#### [DIRECTIONS]
Give back, word for word, only the lines from the opening of the records through the one with "plt.rcParams['ytick.labelcolor'] = 'black'". Pictures stay out.

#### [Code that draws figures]
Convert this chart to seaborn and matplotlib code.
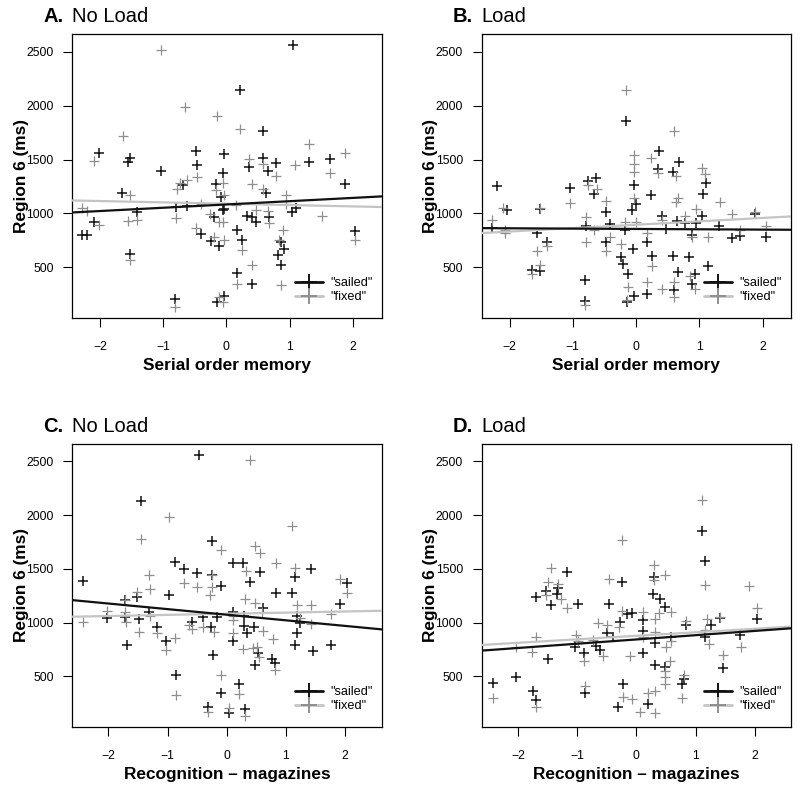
import numpy as np
import matplotlib
matplotlib.use("Agg")
import matplotlib.pyplot as plt
import seaborn as sns
from matplotlib.lines import Line2D

sns.set_style("ticks")
plt.rcParams['font.family'] = ['Liberation Sans', 'DejaVu Sans']
plt.rcParams['axes.unicode_minus'] = True
plt.rcParams['text.color'] = 'black'
plt.rcParams['axes.labelcolor'] = 'black'
plt.rcParams['xtick.color'] = 'black'
plt.rcParams['ytick.color'] = 'black'
plt.rcParams['xtick.labelcolor'] = 'black'
plt.rcParams['ytick.labelcolor'] = 'black'

# ---------------- data ----------------
# Panel A: No Load vs serial order memory
a_sailed_x = [-2.02, -1.52, -1.55, -0.48, -0.03, -0.47, -1.04, -0.05, -0.68, -0.16, -1.65, -0.08, -1.41, -0.79,
              -0.62, -0.03, -0.05, -0.19, -2.09, -0.40, -2.29, -2.20, -0.24, -0.11, -1.52, -0.81, -0.04, -0.15,
              1.05, 0.22, 0.58, 0.36, 0.58, 0.78, 0.66, 1.31, 1.64, 1.88, 0.63, 1.04, 1.11, 0.33, 0.40, 0.47,
              0.67, 0.17, 0.24, 0.87, 0.92, 0.82, 0.87, 2.04, 0.17, 0.40]
a_sailed_y = [1560, 1510, 1473, 1575, 1553, 1445, 1390, 1374, 1260, 1275, 1189, 1148, 1009, 1059,
              1071, 1040, 1028, 963, 917, 808, 802, 802, 740, 694, 626, 208, 230, 178,
              2565, 2141, 1767, 1427, 1513, 1467, 1396, 1473, 1507, 1275, 1189, 1009, 1049, 972, 963, 917,
              966, 843, 756, 731, 669, 617, 521, 839, 447, 348]
a_fixed_x = [-1.04, -0.65, -0.15, -1.64, -2.09, -0.46, -0.62, -0.73, -0.05, -0.78, -0.16, -1.52, -0.03, -2.28,
             -2.21, -0.40, -0.79, -0.26, -1.41, -1.55, -2.02, -0.11, -0.05, -0.48, -0.19, -0.03, -1.52, -0.81,
             -0.12, -0.05,
             0.22, 1.31, 1.88, 0.36, 0.58, 0.78, 1.09, 1.64, 0.41, 0.58, 0.95, 0.16, 0.95, 0.47, 0.66, 0.67,
             1.52, 0.24, 0.89, 0.83, 0.40, 2.04, 0.17, 0.87]
a_fixed_y = [2512, 1983, 1906, 1720, 1482, 1334, 1312, 1281, 1281, 1226, 1220, 1173, 1173, 1049,
             1018, 1090, 957, 994, 941, 926, 895, 917, 917, 864, 780, 756, 570, 131,
             221, 178,
             1782, 1646, 1560, 1507, 1461, 1343, 1445, 1374, 1272, 1226, 1173, 1080, 1090, 1034, 1018, 911,
             978, 657, 849, 756, 524, 756, 348, 338]

# Panel B: Load vs serial order memory
b_sailed_x = [-0.16, -2.20, -1.05, -0.76, -0.63, -0.66, -0.47, -2.04, -1.52, -0.79, -2.28, -0.41, -0.18, -1.56,
              -1.41, -0.48, -0.24, -0.20, -1.65, -1.52, -0.12, -0.80, -0.81, -0.15,
              0.36, 0.68, 0.34, 0.58, 1.11, 1.06, -0.03, 0.23, 0.00, -0.06, 1.05, 1.88, 0.41, 0.64, 0.78,
              0.95, 0.48, 1.31, 2.05, 1.65, 1.52, 0.17, 0.88, -0.05, 0.25, 0.59, 0.83, 1.13, 0.67, 0.93,
              0.88, 0.60, 0.18, -0.04]
b_sailed_y = [1860, 1250, 1232, 1303, 1325, 1182, 1009, 1028, 1040, 886, 864, 904, 849, 818,
              737, 731, 592, 533, 471, 462, 440, 379, 184, 175,
              1578, 1473, 1414, 1387, 1281, 1182, 1266, 1173, 1084, 1034, 978, 994, 972, 932, 911,
              911, 855, 880, 781, 793, 768, 731, 802, 670, 608, 608, 595, 508, 453, 434,
              348, 292, 249, 230]
b_fixed_x = [-0.16, -1.05, -0.76, -0.62, -0.47, -2.10, -1.52, -0.79, -2.28, -2.07, -2.07, -0.18, -0.67, -1.41,
             -1.56, -0.41, -0.48, -0.79, -0.24, -1.52, -1.65, -0.12, -0.81, -0.15,
             0.60, -0.03, 0.23, -0.04, -0.04, 0.35, 0.63, 1.05, 1.09, -0.04, 0.67, 0.63, 1.32, 0.95, 1.52,
             1.88, 0.41, 0.78, 0.00, 2.05, 1.65, 0.17, 0.88, 1.13, 0.25, 0.86, 0.17, 0.60, 0.41, 0.60, 0.93]
b_fixed_y = [2141, 1096, 1263, 1226, 1117, 1049, 1053, 966, 935, 849, 818, 917, 843, 694,
             648, 780, 648, 734, 719, 524, 440, 317, 147, 200,
             1767, 1541, 1516, 1458, 1383, 1374, 1343, 1417, 1365, 1145, 1142, 1102, 1102, 1040, 994,
             1012, 941, 972, 917, 886, 849, 818, 780, 780, 508, 422, 360, 360, 298, 224, 298]

# Panel C: No Load vs recognition - magazines
c_sailed_x = [-0.47, -1.45, -0.25, -0.88, -0.72, -0.51, -0.25, -2.43, -0.10, -1.51, -0.97, -1.72, -2.03, -1.72,
              -1.32, -1.49, -1.18, -0.58, -0.40, -0.17, -0.27, -1.02, -1.69, -0.23, -0.86, -0.09, -0.32, 0.04,
              0.11, 0.28, 0.57, 1.42, 1.16, 0.39, 2.03, 0.83, 1.10, 0.61, 1.91, 0.11, 0.29, 1.19, 1.24, 0.29,
              0.46, 0.34, 1.19, 0.11, 1.16, 1.76, 1.46, 0.53, 0.48, 0.76, 0.81, 0.20, 0.31]
c_sailed_y = [2557, 2133, 1762, 1567, 1502, 1458, 1446, 1387, 1341, 1241, 1254, 1210, 1040, 1050,
              1099, 1031, 957, 1006, 1056, 1050, 957, 833, 796, 697, 517, 344, 220, 164,
              1557, 1551, 1474, 1502, 1421, 1381, 1365, 1272, 1272, 1136, 1173, 1099, 1062, 1062, 1000, 969,
              957, 907, 907, 833, 796, 796, 734, 721, 604, 659, 622, 430, 195]
c_fixed_x = [-0.98, -1.45, -0.09, -0.25, -1.32, -0.72, -0.51, -0.25, -1.29, -0.28, -1.51, -1.72, -2.03, -1.72,
             -1.70, -1.29, -1.49, -2.43, -1.18, -0.64, -0.58, -0.40, -0.22, -1.02, -0.87, -0.09, -0.86, -0.32,
             0.04,
             0.39, 1.11, 0.47, 0.57, 0.33, 0.83, 1.16, 1.91, 2.03, 0.31, 0.47, 1.19, 1.43, 0.11, 0.11, 0.60,
             1.24, 1.76, 0.61, 1.43, 0.11, 0.78, 0.28, 0.45, 0.51, 0.55, 0.81, 0.20, 0.31]
c_fixed_y = [1978, 1777, 1675, 1446, 1440, 1372, 1334, 1328, 1310, 1260, 1285, 1210, 1105, 1099,
             1009, 1062, 913, 1009, 901, 978, 938, 957, 913, 746, 858, 517, 331, 170,
             204,
             2511, 1898, 1715, 1644, 1483, 1551, 1505, 1409, 1272, 1223, 1186, 1167, 1167, 1062, 1025, 1099,
             1043, 1080, 926, 988, 901, 845, 752, 762, 777, 684, 560, 337, 133]

# Panel D: Load vs recognition - magazines
d_sailed_x = [-1.17, -0.25, -1.52, -1.32, -1.34, -1.69, -1.44, -0.98, -0.47, -0.16, -0.27, -0.50, -0.39, -1.03,
              -1.49, -0.68, -0.62, -0.88, -2.03, -2.42, -1.75, -1.70, -0.86, -0.23, -0.31,
              1.11, 1.16, 0.30, 0.28, 0.40, 0.48, -0.07, 0.11, 0.83, 1.26, 1.41, 2.03, 0.11, 0.32, 0.58,
              1.16, 1.75, 0.11, 1.46, 0.32, 0.49, 0.80, 0.77, 0.20]
d_sailed_y = [1467, 1378, 1297, 1319, 1266, 1241, 1167, 1176, 1176, 1077, 1006, 907, 870, 777,
              659, 783, 746, 715, 492, 443, 368, 282, 344, 430, 220,
              1851, 1570, 1421, 1266, 1223, 1142, 1087, 1025, 975, 975, 1043, 1037, 926, 814, 864,
              864, 882, 721, 579, 604, 591, 474, 430, 245]
d_fixed_x = [-0.25, -1.44, -1.49, -0.47, -1.32, -1.52, -1.27, -1.17, -0.25, -0.64, -0.50, -0.29, -1.69, -1.02,
             -2.03, -1.76, -0.73, -0.57, -0.88, -0.98, -2.42, -1.70, -0.86, -0.23,
             1.11, 1.16, 1.90, 0.29, 0.30, 0.48, 0.58, 0.39, 0.11, 0.32, 0.83, 1.20, 1.41, 2.03, 0.31, 0.58,
             0.11, 1.16, 1.23, 1.76, 0.50, -0.10, 1.47, 0.57, 0.49, 0.49, 0.49, 0.80, 0.77, -0.08, 0.20, 0.31,
             0.06, 0.31]
d_fixed_y = [1768, 1508, 1378, 1402, 1359, 1260, 1217, 1136, 1111, 994, 975, 957, 864, 882,
             771, 728, 839, 690, 641, 833, 304, 214, 412, 313,
             2139, 1350, 1341, 1533, 1396, 1446, 1099, 1087, 1099, 1031, 1019, 1037, 1050, 1136, 913, 827,
             864, 932, 802, 771, 777, 690, 703, 641, 548, 499, 430, 511, 297, 294, 350, 368,
             170, 158]

# fitted regression lines (intercept, slope)
fit_a_sailed = [1083, 30.4]
fit_a_fixed = [1090, -12.4]
fit_b_sailed = [856, -3.1]
fit_b_fixed = [895, 31.5]
fit_c_sailed = [1074, -52.0]
fit_c_fixed = [1083, 10.5]
fit_d_sailed = [844, 39.7]
fit_d_fixed = [878, 32.6]

letters = ["A.", "B.", "C.", "D."]
titles = ["No Load", "Load", "No Load", "Load"]
xlabels = ["Serial order memory", "Serial order memory",
           "Recognition \u2013 magazines", "Recognition \u2013 magazines"]
legend_labels = ['"sailed"', '"fixed"']
y_ticks = [500, 1000, 1500, 2000, 2500]
x_ticks = [-2, -1, 0, 1, 2]
ylabel = "Region 6 (ms)"

# ---------------- layout ----------------
W, H = 800, 793
BLACK = "#111111"
GRAY = "#8f8f8f"
LINE_GRAY = "#c4c4c4"

fig = plt.figure(figsize=(W / 100, H / 100), dpi=100)

boxes = [(72.3, 34.3, 381.7, 317.7), (481.7, 34.3, 791.0, 317.7),
         (72.3, 444.0, 381.7, 726.7), (481.7, 444.0, 791.0, 726.7)]
xlims = [(-2.44, 2.46), (-2.44, 2.45), (-2.61, 2.62), (-2.61, 2.61)]
ylim = (33, 2661)

panels = [
    (a_sailed_x, a_sailed_y, a_fixed_x, a_fixed_y, fit_a_sailed, fit_a_fixed),
    (b_sailed_x, b_sailed_y, b_fixed_x, b_fixed_y, fit_b_sailed, fit_b_fixed),
    (c_sailed_x, c_sailed_y, c_fixed_x, c_fixed_y, fit_c_sailed, fit_c_fixed),
    (d_sailed_x, d_sailed_y, d_fixed_x, d_fixed_y, fit_d_sailed, fit_d_fixed),
]

for i, (sx, sy, fx, fy, fs, ff) in enumerate(panels):
    x0, y0, x1, y1 = boxes[i]
    ax = fig.add_axes([x0 / W, 1 - y1 / H, (x1 - x0) / W, (y1 - y0) / H])
    sns.scatterplot(x=sx, y=sy, ax=ax, marker="+", color=BLACK, s=44, linewidth=1.1, zorder=3, legend=False)
    sns.scatterplot(x=fx, y=fy, ax=ax, marker="+", color=GRAY, s=44, linewidth=0.9, zorder=3, legend=False)
    xs = np.array(xlims[i])
    sns.lineplot(x=xs, y=ff[0] + ff[1] * xs, ax=ax, color=LINE_GRAY, lw=1.6, zorder=4)
    sns.lineplot(x=xs, y=fs[0] + fs[1] * xs, ax=ax, color=BLACK, lw=1.6, zorder=5)
    ax.set_xlim(*xlims[i])
    ax.set_ylim(*ylim)
    ax.set_xticks(x_ticks)
    ax.set_yticks(y_ticks)
    ax.set_xticklabels([("\u2212%d" % -t) if t < 0 else str(t) for t in x_ticks])
    for sp in ax.spines.values():
        sp.set_visible(True)
        sp.set_linewidth(0.9)
        sp.set_color("black")
    ax.tick_params(axis="both", direction="out", length=6.5, width=0.8, colors="black",
                   labelcolor="black", labelsize=8.8)
    ax.tick_params(axis="x", pad=10.5)
    ax.tick_params(axis="y", pad=7)
    ax.set_xlabel(xlabels[i], fontsize=12.4, fontweight="bold", color="black")
    ax.xaxis.set_label_coords(0.5, -47.8 / (y1 - y0))
    ax.xaxis.label.set_va("center")
    ax.set_ylabel(ylabel, fontsize=12.4, fontweight="bold", color="black")
    ax.yaxis.set_label_coords(-51.0 / (x1 - x0), 0.5)
    ax.yaxis.label.set_va("center")
    # title
    ax.annotate(titles[i], xy=(0, 1), xycoords="axes fraction", xytext=(0, 9.0),
                textcoords="offset points", ha="left", va="baseline", fontsize=14.5, color="black")
    ax.annotate(letters[i], xy=(0, 1), xycoords="axes fraction", xytext=(-6.5, 9.0),
                textcoords="offset points", ha="right", va="baseline", fontsize=14.5,
                fontweight="bold", color="black")
    handles = [Line2D([], [], color=BLACK, marker="+", ms=12, mew=1.4, lw=2.0),
               Line2D([], [], color=LINE_GRAY, marker="+", ms=12, mew=1.4, lw=2.0,
                      markeredgecolor=GRAY)]
    leg = ax.legend(handles=handles, labels=legend_labels, loc="lower right", frameon=False,
                    fontsize=9.2, handlelength=2.2, handletextpad=0.6, labelspacing=0.15,
                    borderaxespad=0.3, bbox_to_anchor=(1.0, 0.02))
    for t in leg.get_texts():
        t.set_color("black")

fig.savefig("out.png", dpi=100)
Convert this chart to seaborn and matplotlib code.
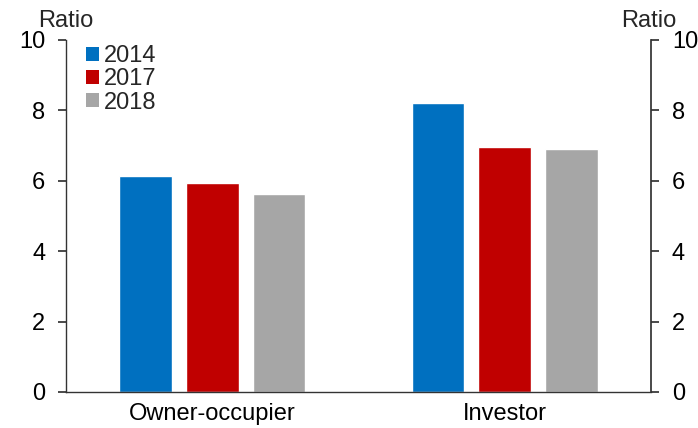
import matplotlib
matplotlib.use("Agg")
import matplotlib.pyplot as plt
import seaborn as sns
import pandas as pd
from matplotlib.patches import Patch

categories = ["Owner-occupier", "Investor"]
years = ["2014", "2017", "2018"]
values_2014 = [6.15, 8.22]
values_2017 = [5.93, 6.96]
values_2018 = [5.63, 6.9]
colors = ["#0070C0", "#C00000", "#A6A6A6"]
yticks = [0, 2, 4, 6, 8, 10]

rows = []
for yr, vals in zip(years, [values_2014, values_2017, values_2018]):
    for c, v in zip(categories, vals):
        rows.append({"cat": c, "year": yr, "value": v})
df = pd.DataFrame(rows)

sns.set_theme(style="white")
plt.rcParams["font.family"] = ["Liberation Sans", "DejaVu Sans"]

FS = 17

fig = plt.figure(figsize=(6.98, 4.28), dpi=100)
ax = fig.add_axes([66/698, 1-392/428, (651-66)/698, (392-40)/428])

sns.barplot(data=df, x="cat", y="value", hue="year", palette=colors,
            width=0.685, gap=0.21, ax=ax, legend=False, errorbar=None,
            saturation=1)

ax.set_xlim(-0.5, 1.5)
ax.set_ylim(0, 10)
ax.set_yticks(yticks)
ax.set_yticklabels([str(t) for t in yticks], fontsize=FS)
ax.set_xlabel("")
ax.set_ylabel("")
ax.tick_params(axis="x", length=0, labelsize=FS, pad=8, colors="black")
ax.set_xticks([-0.5, 0.5, 1.5], minor=True)
ax.tick_params(axis="x", which="minor", length=6, direction="out", color="#333333")
ax.tick_params(axis="y", length=6, direction="out", color="#333333", left=True,
               labelcolor="black", pad=9)

for s in ["top", "right"]:
    ax.spines[s].set_visible(False)
for s in ["left", "bottom"]:
    ax.spines[s].set_color("#333333")
    ax.spines[s].set_linewidth(1.0)

ax2 = ax.twinx()
ax2.set_ylim(0, 10)
ax2.set_yticks(yticks)
ax2.set_yticklabels([str(t) for t in yticks], fontsize=FS)
ax2.tick_params(axis="y", length=6, direction="out", color="#333333", right=True,
                labelcolor="black", pad=9)
for s in ["top", "left", "bottom"]:
    ax2.spines[s].set_visible(False)
ax2.spines["right"].set_color("#333333")
ax2.grid(False)
ax.grid(False)

fig.text(66/698, 1-21/428, "Ratio", ha="center", va="center", fontsize=FS)
fig.text(649/698, 1-21/428, "Ratio", ha="center", va="center", fontsize=FS)

handles = [Patch(facecolor=c, edgecolor="none") for c in colors]
leg = ax.legend(handles, years, loc="upper left", bbox_to_anchor=(0.018, 1.012),
                frameon=False, fontsize=FS, handlelength=0.55, handleheight=0.55,
                handletextpad=0.2, labelspacing=0.05, borderaxespad=0)

fig.savefig("out.png", dpi=100)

#### [EXPECTED ANSWER]
Convert this chart to seaborn and matplotlib code.
import numpy as np
import matplotlib
matplotlib.use("Agg")
import matplotlib.pyplot as plt
import seaborn as sns
from matplotlib.lines import Line2D

sns.set_style("ticks")
plt.rcParams['font.family'] = ['Liberation Sans', 'DejaVu Sans']
plt.rcParams['axes.unicode_minus'] = True
plt.rcParams['text.color'] = 'black'
plt.rcParams['axes.labelcolor'] = 'black'
plt.rcParams['xtick.color'] = 'black'
plt.rcParams['ytick.color'] = 'black'
plt.rcParams['xtick.labelcolor'] = 'black'
plt.rcParams['ytick.labelcolor'] = 'black'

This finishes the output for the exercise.